Under the legislation, "for all purposes under state law, state registered domestic partners shall be treated the same as married spouses."
According to Lambda Legal, this would add Washington to the list of 5 states giving same sex partners the benefits and responsibilities associated with marriage under the legal name of either domestic partnership or civil union. The list currently includes California, New Hampshire, New Jersey, Oregon and Vermont. More states recognize domestic partnerships, but grant them fewer rights. Massachusetts and Connecticut currently recognize same sex marriage rights.
California previously recognized gay marriages, but Proposition 8 in last year's election changed California's constitution to define marriage as only between a man and a woman.
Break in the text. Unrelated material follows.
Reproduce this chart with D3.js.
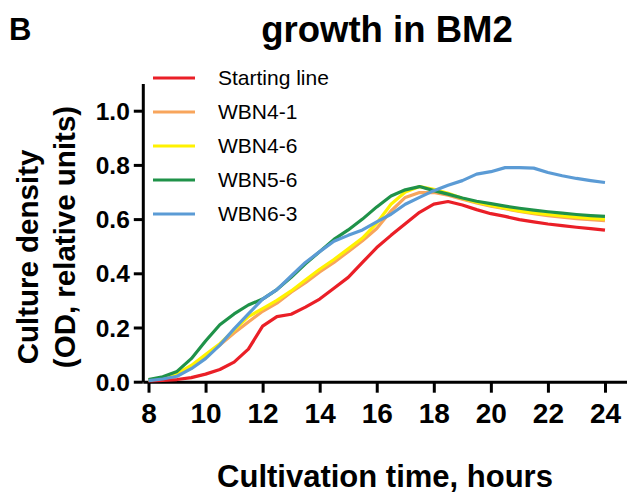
<!DOCTYPE html>
<html><head><meta charset="utf-8">
<script src="https://cdn.jsdelivr.net/npm/d3@7"></script>
<style>body{margin:0;background:#fff}svg{display:block}text{font-family:Arial,"Liberation Sans",sans-serif}</style>
</head><body><svg id="c" width="627" height="498"></svg>
<script>
const hours = [8,8.5,9,9.5,10,10.5,11,11.5,12,12.5,13,13.5,14,14.5,15,15.5,16,16.5,17,17.5,18,18.5,19,19.5,20,20.5,21,21.5,22,22.5,23,23.5,24];
const seriesNames = ["Starting line","WBN4-1","WBN4-6","WBN5-6","WBN6-3"];
const startingLine = [0.003,0.005,0.008,0.015,0.028,0.045,0.072,0.12,0.205,0.24,0.249,0.275,0.305,0.345,0.385,0.44,0.495,0.54,0.583,0.625,0.655,0.665,0.652,0.635,0.62,0.61,0.598,0.59,0.582,0.576,0.57,0.565,0.559];
const wbn41 = [0.006,0.013,0.027,0.055,0.095,0.135,0.18,0.22,0.26,0.29,0.33,0.365,0.405,0.44,0.48,0.52,0.565,0.63,0.68,0.698,0.698,0.688,0.673,0.66,0.648,0.638,0.628,0.62,0.613,0.607,0.602,0.598,0.594];
const wbn46 = [0.006,0.014,0.03,0.06,0.10,0.14,0.19,0.24,0.27,0.30,0.335,0.375,0.415,0.451,0.49,0.53,0.585,0.655,0.70,0.72,0.71,0.695,0.677,0.662,0.65,0.64,0.63,0.623,0.617,0.612,0.607,0.603,0.60];
const wbn56 = [0.008,0.018,0.038,0.085,0.15,0.21,0.25,0.283,0.305,0.34,0.385,0.435,0.48,0.525,0.56,0.60,0.645,0.685,0.708,0.72,0.705,0.692,0.678,0.666,0.657,0.648,0.64,0.633,0.627,0.622,0.617,0.613,0.61];
const wbn63 = [0.004,0.01,0.02,0.048,0.085,0.135,0.195,0.25,0.305,0.34,0.39,0.44,0.48,0.518,0.54,0.56,0.59,0.618,0.655,0.68,0.705,0.725,0.742,0.766,0.775,0.79,0.79,0.788,0.772,0.76,0.75,0.742,0.735];
const seriesColors = ["#ea1f27","#f8a55c","#fff200","#1f9249","#5b9bd5"];
const xTicks = [8,10,12,14,16,18,20,22,24];
const yTicks = [0,0.2,0.4,0.6,0.8,1.0];

const allSeries = [startingLine,wbn41,wbn46,wbn56,wbn63];
const svg = d3.select("#c");
const x = d3.scaleLinear().domain([7.8,24.8]).range([142.8,627.8]);
const y = d3.scaleLinear().domain([0,1.1]).range([381.7,83.6]);

// axes
const xa = svg.append("g").attr("transform","translate(0,381.7)")
  .call(d3.axisBottom(x).tickValues(xTicks).tickSize(11).tickSizeOuter(0).tickPadding(10).tickFormat(d3.format("d")));
const ya = svg.append("g").attr("transform","translate(142.8,0)")
  .call(d3.axisLeft(y).tickValues(yTicks).tickSize(9).tickSizeOuter(0).tickPadding(4).tickFormat(d3.format(".1f")));
[xa,ya].forEach(a=>{
  a.select(".domain").attr("stroke","#000").attr("stroke-width",3);
  a.selectAll(".tick line").attr("stroke","#000").attr("stroke-width",3);
  a.selectAll(".tick text").attr("fill","#000").attr("font-weight","bold")
   .attr("font-family","Arial, 'Liberation Sans', sans-serif");
});
xa.selectAll(".tick text").attr("font-size",28);
ya.selectAll(".tick text").attr("font-size",24.5).attr("dy","0.35em");

// lines
const line = d3.line().x((d,i)=>x(hours[i])).y(d=>y(d));
allSeries.forEach((s,k)=>{
  svg.append("path").datum(s).attr("d",line).attr("fill","none")
    .attr("stroke",seriesColors[k]).attr("stroke-width",3.2).attr("stroke-linejoin","round");
});

// legend
const lg = svg.append("g");
seriesNames.forEach((n,k)=>{
  const yy = 78 + k*34;
  lg.append("line").attr("x1",153).attr("x2",195).attr("y1",yy).attr("y2",yy)
    .attr("stroke",seriesColors[k]).attr("stroke-width",3.2);
  lg.append("text").attr("x",218).attr("y",yy).attr("dy","0.35em")
    .attr("font-size",21).text(n);
});

// titles
svg.append("text").attr("x",9).attr("y",40).attr("font-size",31).attr("font-weight","bold").text("B");
svg.append("text").attr("x",387).attr("y",42).attr("text-anchor","middle").attr("font-size",36.5).attr("font-weight","bold").text("growth in BM2");
svg.append("text").attr("x",385).attr("y",487).attr("text-anchor","middle").attr("font-size",31).attr("font-weight","bold").text("Cultivation time, hours");
svg.append("text").attr("transform","translate(38,257) rotate(-90)").attr("text-anchor","middle").attr("font-size",29.5).attr("font-weight","bold").text("Culture density");
svg.append("text").attr("transform","translate(75,237) rotate(-90)").attr("text-anchor","middle").attr("font-size",29.5).attr("font-weight","bold").text("(OD, relative units)");
</script></body></html>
The legality of Prop 8 remains the subject of court battle. In New Jersey, a legislative commission recently recommended that the state grant full marriage rights instead of the civil unions under current New Jersey law.
In Hawaii, a majority in the state's House of Representatives reportedly supports legislation that would create civil unions. Similarly, New Mexico's legislature will reportedly be considering legislation to grant the legal rights and obligations of marriage to domestic partners.
Meanwhile, advocates for same sex relationship rights in Utah suffered a setback. As the Salt Lake Tribune reports, a bill was killed in committee which would have allowed financial beneficiaries (including same sex partners) beyond spouses, parents and children the right to sue over someone's wrongful death.
In states like Hawaii and New Mexico, legislation extending full marriage-like rights has stalled or met narrow defeat in the past. With many changed legislatures following the 2008 election, and the issue to remain hot button, the next year could bring changes to same sex relationship rights in many states.